After our first manatee encounter on Friday, the students return to their rooms and get dressed into dry clothes, and pack for another wet adventure. We grab boxed lunch, and head to another river that is totally pristine. There are no manatee in this river because of the locks, but there are a lot of fish. Believe it or not this is one of the favorite places for everyone because all of the confidence and snorkeling skills tend to come together. They put us in a boat, and take us about half a mile up the river and then we put our flippers on while standing on a sandbar. The current is pretty strong, so you just have to float on top with your face in the water until you get back down to the park. It is very peaceful and like swimming in a giant aquarium. I went with the "strong swimmer" group, and those kids had a ball! There are some places where it is 15-20 feet deep, and they kept diving down trying to reach boulders on the bottom. One of the crew is a scuba diver who makes a video tape for us, and many of them tried to give him a high five. None of them want to get out when we reach the dock and ramps, but we finally corral them all, get dressed, grab pizza and head to a Manatee toy shop. Once they have purchased their Manatee trinkets we drive over to the Gulf of Mexico.
Apparently there is only this one little strip of beach (filled with every seagull in Florida) for about 100 miles. My teaching parter is very athletic so she had the kids out there playing boys v. girls football and they had a great time. Other kids chased the birds, or built castles in the sand. Around 6:30 the sun sets and we get back on the bus to head for the hotel. That night the kids are tired, but thrilled with their day, so there was a lot more evening plans for ice cream or shopping in the hotel gift shop. Even with their excitement they are all quietly in their rooms at 9:00 - do we have great students (and chaperones) or WHAT!
On the last morning we again get up early, get on a wet, wetsuit and head for the Manatee. Again, cold and foggy, but we head for another spot. This one is more residential, and has a sanctuary area full of manatee. It also has a channel to swim through up to a higher spring where some manatee hang out. It is a tough swim though because it is a stong current coming down a slight hill - I totally felt like a salmon trying to swim over the rocks and fighting that current. Of course you can't go into the sanctuary, but they were EVERYWHERE. A lot of people (another group) were standing up complaining they could only see the sleeping ones, and while their feet are on the sand they are totally missing the manatee swimming around their feet. This water was a little clearer than the other spot, so much easier to see, and it was shallower. There were two giant manatee sleeping just outside the sanctuary, and a bunch of younger ones - but not totally babies- swimming around. One came up and bumped me and as I tried to take a picture of his lovely face he quickly turned and gave me his back. After I rubbed it he turned over to have his belly rubbed - it was great.
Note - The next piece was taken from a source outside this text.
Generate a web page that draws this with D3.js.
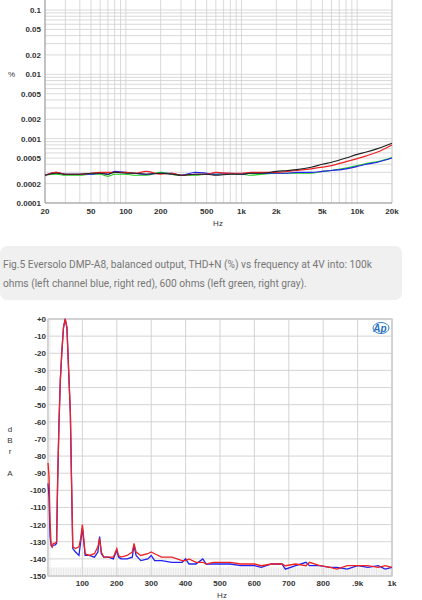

We were out there for about an hour and a half, and then had to head back. We packed up, showered, put our bags on the bus and sadly drove away. It is a tremendous adventure, and I recommend everyone try it. Even little kids can do it - we saw a little boy about 4 with his 6 year old sister out there and they were having a great time. Once we got home it was great to see my kids, and they all got "prizes" from the toy shop - especially Cheesie who reassured me that she hadn't cried the whole time I was gone. Bonus.